Beck's intellect was characterized by energy: an end being set before him, he pursued it with a vigor, a steadiness of purpose, and a force of will which rarely failed to command success. He also had a clarity of perception: he saw the object presented to his "mind's eye" with all the
distinctness of the most perfect physical vision. This quality was undoubtedly the secret of much of his success as a practitioner of medicine, and a medical writer and teacher. He saw disease just as it was; theories never distorted, nor did prejudice obscure it: all was clear and perfectly distinct from every other object. Having this quality in so eminent a degree, and being both in
English and the classics a thorough scholar, he could not fail, as a teacher, to communicate in words a just and accurate idea of the object before him. So in argument and controversy, he saw the question to be discussed, or the point in dispute clearly; it was perfectly definite to his apprehension, and consequently his arguments neither fell short of, nor flew beyond the point.

Beck's success as a teacher has already been noticed. He united qualities often seen apart, that made him both useful and popular. His lectures were clear, precise, and singularly practical: no merely specious theories, no rash generalizations, no loose assertions, found place there; all
was logical, accurate, true. When the lecture was over, with a ready courtesy he answered the questions and solved the doubts of his pupils, and removed, by repeated and varied illustration, the difficulties in the way of their perfect comprehension of a subject.
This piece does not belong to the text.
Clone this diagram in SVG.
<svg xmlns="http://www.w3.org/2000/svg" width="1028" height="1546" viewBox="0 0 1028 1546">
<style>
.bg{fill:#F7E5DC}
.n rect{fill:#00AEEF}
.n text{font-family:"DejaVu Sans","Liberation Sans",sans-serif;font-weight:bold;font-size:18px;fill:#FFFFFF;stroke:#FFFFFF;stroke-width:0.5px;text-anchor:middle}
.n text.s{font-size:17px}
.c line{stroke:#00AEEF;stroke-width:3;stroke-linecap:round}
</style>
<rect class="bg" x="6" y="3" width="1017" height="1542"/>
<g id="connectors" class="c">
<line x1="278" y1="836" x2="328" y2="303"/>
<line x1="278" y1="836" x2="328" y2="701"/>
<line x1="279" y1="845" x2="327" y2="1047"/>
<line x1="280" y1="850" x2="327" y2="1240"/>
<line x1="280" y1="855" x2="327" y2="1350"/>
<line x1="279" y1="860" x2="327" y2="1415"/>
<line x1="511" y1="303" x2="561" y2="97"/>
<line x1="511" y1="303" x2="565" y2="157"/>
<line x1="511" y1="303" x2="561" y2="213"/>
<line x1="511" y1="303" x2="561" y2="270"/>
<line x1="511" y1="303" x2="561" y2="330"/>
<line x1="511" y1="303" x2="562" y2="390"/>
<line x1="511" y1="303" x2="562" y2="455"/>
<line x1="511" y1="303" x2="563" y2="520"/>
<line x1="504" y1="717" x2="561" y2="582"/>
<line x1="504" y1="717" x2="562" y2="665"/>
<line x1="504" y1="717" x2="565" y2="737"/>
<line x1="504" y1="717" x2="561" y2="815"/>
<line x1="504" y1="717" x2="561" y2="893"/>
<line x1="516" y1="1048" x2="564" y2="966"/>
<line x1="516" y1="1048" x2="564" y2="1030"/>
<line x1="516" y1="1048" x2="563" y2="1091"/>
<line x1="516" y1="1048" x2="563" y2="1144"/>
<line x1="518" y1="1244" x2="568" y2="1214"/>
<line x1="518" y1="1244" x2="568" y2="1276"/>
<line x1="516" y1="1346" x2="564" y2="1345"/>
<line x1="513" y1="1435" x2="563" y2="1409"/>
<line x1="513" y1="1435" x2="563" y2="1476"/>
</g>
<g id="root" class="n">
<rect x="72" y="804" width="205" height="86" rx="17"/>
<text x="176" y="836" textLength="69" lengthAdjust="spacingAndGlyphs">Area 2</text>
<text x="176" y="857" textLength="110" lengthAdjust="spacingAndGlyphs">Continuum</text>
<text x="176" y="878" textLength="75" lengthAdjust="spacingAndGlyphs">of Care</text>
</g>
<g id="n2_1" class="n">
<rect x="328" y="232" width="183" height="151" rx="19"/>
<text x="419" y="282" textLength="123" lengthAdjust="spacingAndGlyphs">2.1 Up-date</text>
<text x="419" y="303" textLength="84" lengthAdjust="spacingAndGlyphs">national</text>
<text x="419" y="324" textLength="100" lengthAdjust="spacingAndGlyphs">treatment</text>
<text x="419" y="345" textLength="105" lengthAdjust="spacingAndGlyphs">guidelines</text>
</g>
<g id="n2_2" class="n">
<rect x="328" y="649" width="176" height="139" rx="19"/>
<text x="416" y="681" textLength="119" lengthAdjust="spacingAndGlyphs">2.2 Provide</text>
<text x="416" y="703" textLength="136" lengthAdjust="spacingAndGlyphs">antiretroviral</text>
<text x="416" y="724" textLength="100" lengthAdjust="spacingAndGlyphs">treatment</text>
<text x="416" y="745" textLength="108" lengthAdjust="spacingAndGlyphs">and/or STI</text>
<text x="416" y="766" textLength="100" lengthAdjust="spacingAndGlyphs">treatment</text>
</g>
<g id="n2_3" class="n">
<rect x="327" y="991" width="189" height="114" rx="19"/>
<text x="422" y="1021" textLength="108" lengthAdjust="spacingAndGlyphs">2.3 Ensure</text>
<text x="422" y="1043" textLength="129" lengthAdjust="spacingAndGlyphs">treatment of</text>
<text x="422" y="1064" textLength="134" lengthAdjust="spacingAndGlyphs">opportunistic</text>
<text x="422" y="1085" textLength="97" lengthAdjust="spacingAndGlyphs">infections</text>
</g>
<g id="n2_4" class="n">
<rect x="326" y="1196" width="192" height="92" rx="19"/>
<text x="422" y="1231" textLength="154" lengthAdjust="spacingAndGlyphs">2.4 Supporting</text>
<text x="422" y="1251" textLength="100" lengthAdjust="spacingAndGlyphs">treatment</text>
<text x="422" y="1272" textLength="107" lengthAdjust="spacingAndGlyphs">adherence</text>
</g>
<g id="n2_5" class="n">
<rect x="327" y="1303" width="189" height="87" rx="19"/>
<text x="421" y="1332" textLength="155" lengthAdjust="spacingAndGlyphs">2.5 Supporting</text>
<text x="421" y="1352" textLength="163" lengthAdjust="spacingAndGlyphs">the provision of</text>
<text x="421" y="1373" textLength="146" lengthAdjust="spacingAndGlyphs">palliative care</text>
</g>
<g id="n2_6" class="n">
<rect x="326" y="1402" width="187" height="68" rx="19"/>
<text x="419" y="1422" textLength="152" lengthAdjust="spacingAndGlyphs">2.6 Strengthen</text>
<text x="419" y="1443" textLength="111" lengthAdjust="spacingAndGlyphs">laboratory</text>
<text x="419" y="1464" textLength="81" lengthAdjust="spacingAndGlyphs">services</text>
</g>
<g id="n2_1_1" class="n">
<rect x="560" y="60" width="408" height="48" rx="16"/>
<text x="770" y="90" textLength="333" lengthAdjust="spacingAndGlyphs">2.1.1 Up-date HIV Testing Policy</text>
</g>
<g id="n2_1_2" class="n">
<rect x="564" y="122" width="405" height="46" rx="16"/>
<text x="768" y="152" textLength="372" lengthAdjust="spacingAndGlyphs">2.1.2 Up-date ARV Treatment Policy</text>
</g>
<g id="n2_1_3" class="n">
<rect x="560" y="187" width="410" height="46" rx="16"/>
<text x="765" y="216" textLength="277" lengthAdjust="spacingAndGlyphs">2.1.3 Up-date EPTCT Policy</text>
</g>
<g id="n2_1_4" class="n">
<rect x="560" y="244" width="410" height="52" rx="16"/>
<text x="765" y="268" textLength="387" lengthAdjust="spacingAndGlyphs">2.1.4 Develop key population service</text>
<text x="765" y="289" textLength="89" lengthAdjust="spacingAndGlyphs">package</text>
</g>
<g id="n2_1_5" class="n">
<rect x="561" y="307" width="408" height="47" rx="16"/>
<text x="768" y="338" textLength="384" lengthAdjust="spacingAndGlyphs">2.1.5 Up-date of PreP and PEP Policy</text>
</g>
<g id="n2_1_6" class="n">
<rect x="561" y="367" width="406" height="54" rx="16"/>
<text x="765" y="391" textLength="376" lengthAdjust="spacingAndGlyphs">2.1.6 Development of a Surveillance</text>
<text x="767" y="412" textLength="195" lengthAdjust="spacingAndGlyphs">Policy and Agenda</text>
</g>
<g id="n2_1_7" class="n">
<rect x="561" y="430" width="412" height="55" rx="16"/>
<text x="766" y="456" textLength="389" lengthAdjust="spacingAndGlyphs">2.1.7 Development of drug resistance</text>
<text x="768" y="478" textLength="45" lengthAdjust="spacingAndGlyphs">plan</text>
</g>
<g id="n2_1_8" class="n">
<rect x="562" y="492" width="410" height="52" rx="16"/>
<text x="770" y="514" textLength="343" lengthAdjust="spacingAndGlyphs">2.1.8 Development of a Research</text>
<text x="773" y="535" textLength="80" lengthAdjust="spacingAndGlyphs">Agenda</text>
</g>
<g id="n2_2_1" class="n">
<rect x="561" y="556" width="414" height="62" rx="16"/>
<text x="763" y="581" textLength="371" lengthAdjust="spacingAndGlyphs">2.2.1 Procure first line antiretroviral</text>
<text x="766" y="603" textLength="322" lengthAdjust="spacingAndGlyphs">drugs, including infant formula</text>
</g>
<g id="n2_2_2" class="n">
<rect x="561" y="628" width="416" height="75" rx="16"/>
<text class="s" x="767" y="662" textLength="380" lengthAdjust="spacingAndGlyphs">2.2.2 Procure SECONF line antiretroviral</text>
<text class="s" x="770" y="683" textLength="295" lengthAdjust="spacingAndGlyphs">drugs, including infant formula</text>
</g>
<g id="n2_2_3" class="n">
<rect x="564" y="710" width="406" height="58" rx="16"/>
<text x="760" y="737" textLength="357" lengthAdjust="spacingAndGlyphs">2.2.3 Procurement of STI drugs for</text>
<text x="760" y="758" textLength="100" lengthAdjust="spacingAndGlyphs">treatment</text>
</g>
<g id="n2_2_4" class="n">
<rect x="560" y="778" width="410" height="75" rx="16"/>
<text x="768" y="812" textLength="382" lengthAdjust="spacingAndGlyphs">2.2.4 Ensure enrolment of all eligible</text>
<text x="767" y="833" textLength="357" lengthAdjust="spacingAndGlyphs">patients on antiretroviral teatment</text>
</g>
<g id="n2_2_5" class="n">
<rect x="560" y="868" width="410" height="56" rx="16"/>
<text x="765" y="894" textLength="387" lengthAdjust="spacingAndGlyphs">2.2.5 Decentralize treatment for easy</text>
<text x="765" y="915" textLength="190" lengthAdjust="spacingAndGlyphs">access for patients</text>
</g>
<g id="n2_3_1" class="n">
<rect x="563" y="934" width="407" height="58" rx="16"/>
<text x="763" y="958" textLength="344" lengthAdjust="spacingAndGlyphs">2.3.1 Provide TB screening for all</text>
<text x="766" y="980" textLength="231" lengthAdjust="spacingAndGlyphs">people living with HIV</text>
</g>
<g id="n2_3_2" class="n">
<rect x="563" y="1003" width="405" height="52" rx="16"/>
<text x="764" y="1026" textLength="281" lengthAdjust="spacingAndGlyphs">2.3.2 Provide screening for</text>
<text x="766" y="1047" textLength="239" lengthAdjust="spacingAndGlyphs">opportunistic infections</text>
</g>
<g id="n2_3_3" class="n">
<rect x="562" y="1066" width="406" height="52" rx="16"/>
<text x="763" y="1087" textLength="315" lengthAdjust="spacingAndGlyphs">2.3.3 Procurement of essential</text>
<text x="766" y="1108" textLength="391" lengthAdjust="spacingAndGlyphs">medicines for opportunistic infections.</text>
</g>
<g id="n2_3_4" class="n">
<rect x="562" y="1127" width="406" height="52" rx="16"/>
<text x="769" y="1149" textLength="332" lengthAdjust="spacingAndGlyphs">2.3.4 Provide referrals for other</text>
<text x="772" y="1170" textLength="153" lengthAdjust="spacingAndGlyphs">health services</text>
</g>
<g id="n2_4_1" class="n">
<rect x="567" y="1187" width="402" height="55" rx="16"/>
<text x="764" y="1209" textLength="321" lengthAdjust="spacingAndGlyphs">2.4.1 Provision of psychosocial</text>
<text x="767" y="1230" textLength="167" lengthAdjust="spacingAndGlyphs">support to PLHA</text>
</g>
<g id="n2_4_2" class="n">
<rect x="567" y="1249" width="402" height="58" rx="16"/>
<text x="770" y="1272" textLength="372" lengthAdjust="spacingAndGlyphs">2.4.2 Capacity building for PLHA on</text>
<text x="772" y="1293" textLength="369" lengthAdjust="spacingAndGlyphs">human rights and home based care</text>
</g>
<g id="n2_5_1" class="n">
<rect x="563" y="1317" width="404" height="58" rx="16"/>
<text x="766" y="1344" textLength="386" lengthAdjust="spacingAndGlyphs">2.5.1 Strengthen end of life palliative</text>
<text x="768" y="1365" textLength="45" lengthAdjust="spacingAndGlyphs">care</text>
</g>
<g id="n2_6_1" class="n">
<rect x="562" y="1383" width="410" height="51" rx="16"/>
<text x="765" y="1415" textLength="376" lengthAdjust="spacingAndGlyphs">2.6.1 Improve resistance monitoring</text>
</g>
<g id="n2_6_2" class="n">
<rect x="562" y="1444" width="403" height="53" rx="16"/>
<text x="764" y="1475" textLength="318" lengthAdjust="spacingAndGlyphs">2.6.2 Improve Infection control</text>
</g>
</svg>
In regard to personal character, Beck exhibited a steady adherence to principle, an ardent love of truth, an unhesitating, unwavering, almost instinctive preference of the right over the expedient. He was a member of the Reformed Dutch Church, the church of his forefathers.

==Writings==
In addition to his thesis treatise, his major publications include:
- Medical Essays (1843)
- Infant Therapeutics (1849)
- Historical Sketch of the State of Medicine in the Colonies (1850)

==Family==
Beck's mother lived to be 85 and survive four of her sons.
In 1831, John Beck married Anne Tucker, eldest daughter of Fanning C. Tucker,
who, with five children, survived him. Two of Beck's brothers, Theodoric Romeyn Beck
and Lewis Caleb Beck, were distinguished physicians.